En wat als ik zelf drager ben?
Flarden van gesprekken opvangen. Of Yellow Submarine wel van The Beatles is. Zij denkt van niet. Haar vader wint het debat. Er is Google. En ik kon het niet laten in te grijpen. De eerste keer dat ik vandaag het zwijgen verbrak.
Een dochter die haar moeder, na een blik op het infobordje van Natuurpunt, moet geruststellen. Dit is een salamander, mama. Geen krokodil. En ze zijn veel kleiner. Geen nood. Je bent hier veilig. Oranjebuik doet geen vlieg kwaad.
In het wassalon vraagt een jonge man zich luidop af of ook senioren Tinder gebruiken. Het zou me verbazen van niet. Tinderbereik stopt niet aan de grens. Matchen doen we op krediet. Swipen als tijdverdrijf, de tijd niet om het tinderen te minderen. We lijken wel kinderen.

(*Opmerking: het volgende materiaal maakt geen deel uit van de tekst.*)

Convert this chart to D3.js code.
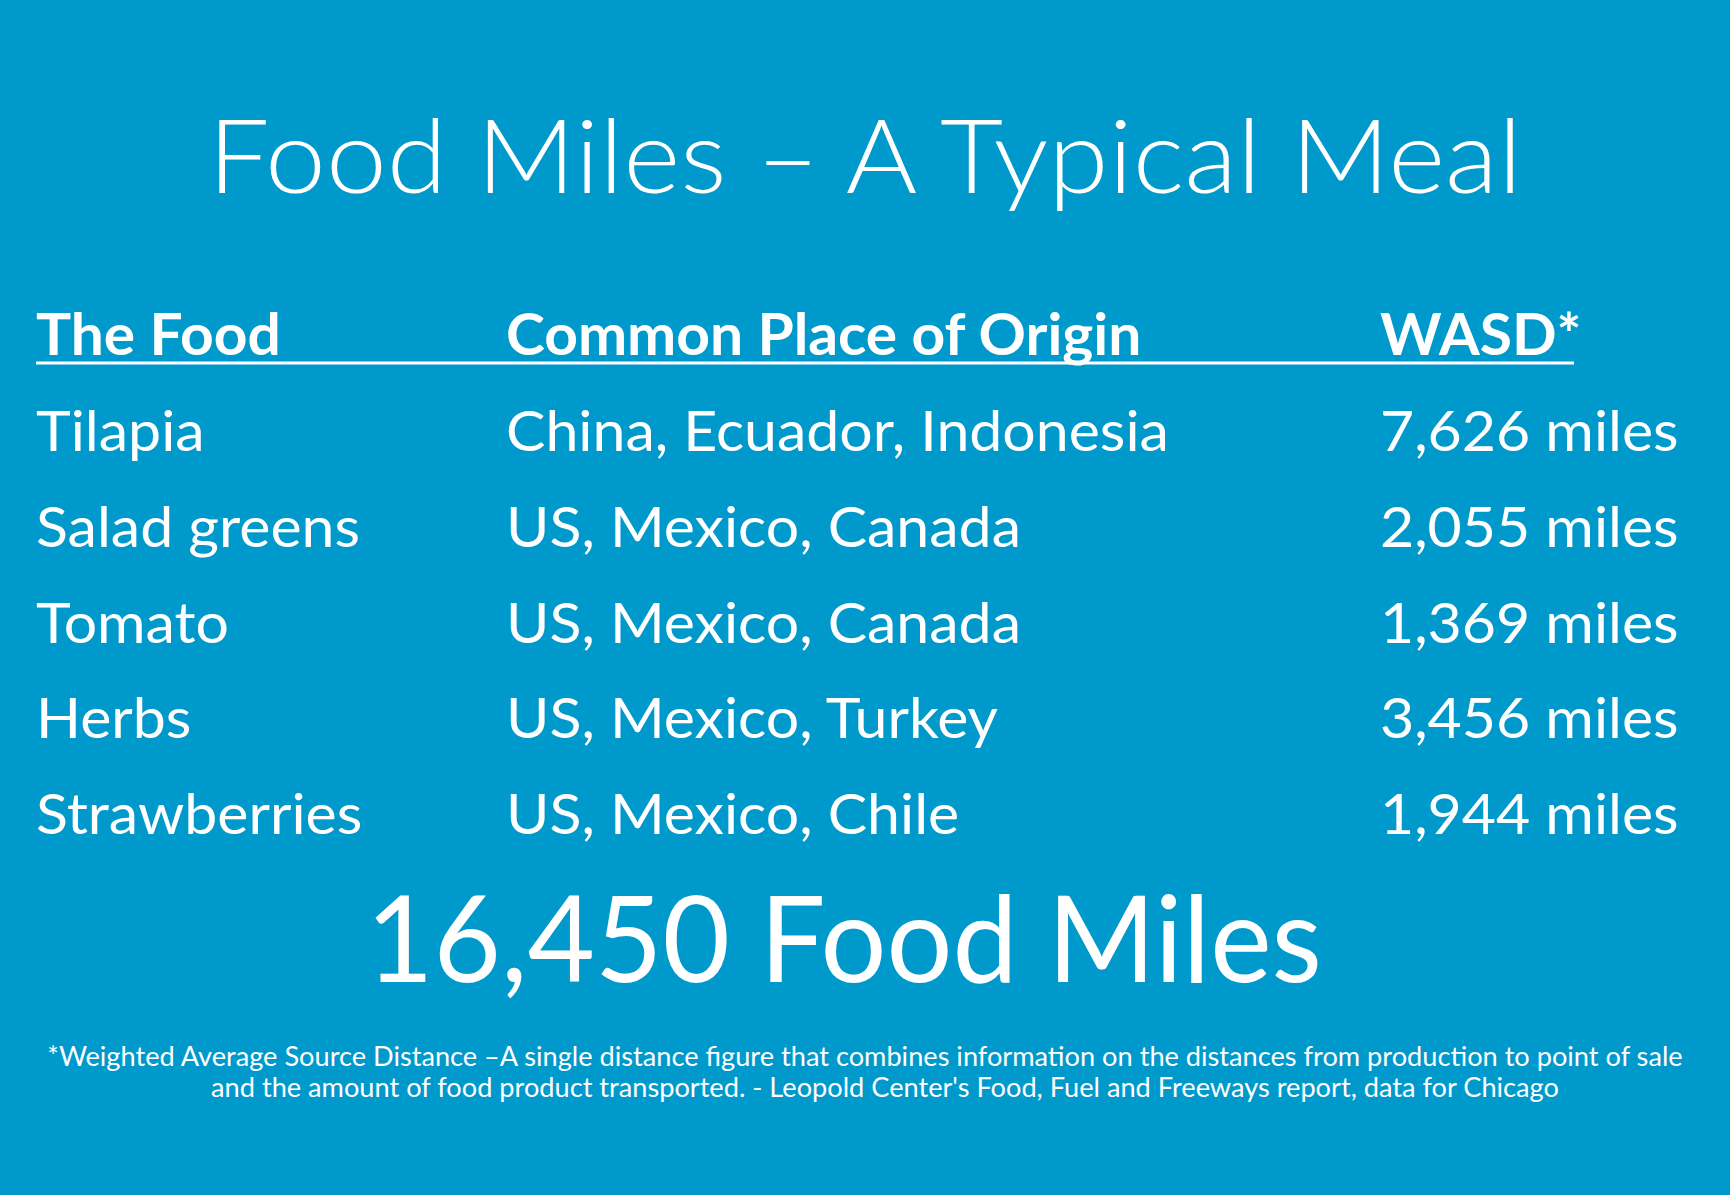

Dat we ook in tijden van corona kunnen lachen. Het is al even gezond als uit uw kot komen en blijven bewegen. In de bufferzone die we lockdown light noemen, om ons eraan te herinneren dat het allemaal veel erger kan. Zodra onze eigen angsten in bedwang, kunnen we nadenken over vluchtelingen, over daklozen, over kankerpatiënten, over andersvaliden in tijden van corona. Over coronapatiënten in tijden van corona.
Vandaag denk ik weer: het kan allemaal veel erger. Vandaag weet ik zeker: dit komt goed.
Maar vraag het mij morgen nog eens.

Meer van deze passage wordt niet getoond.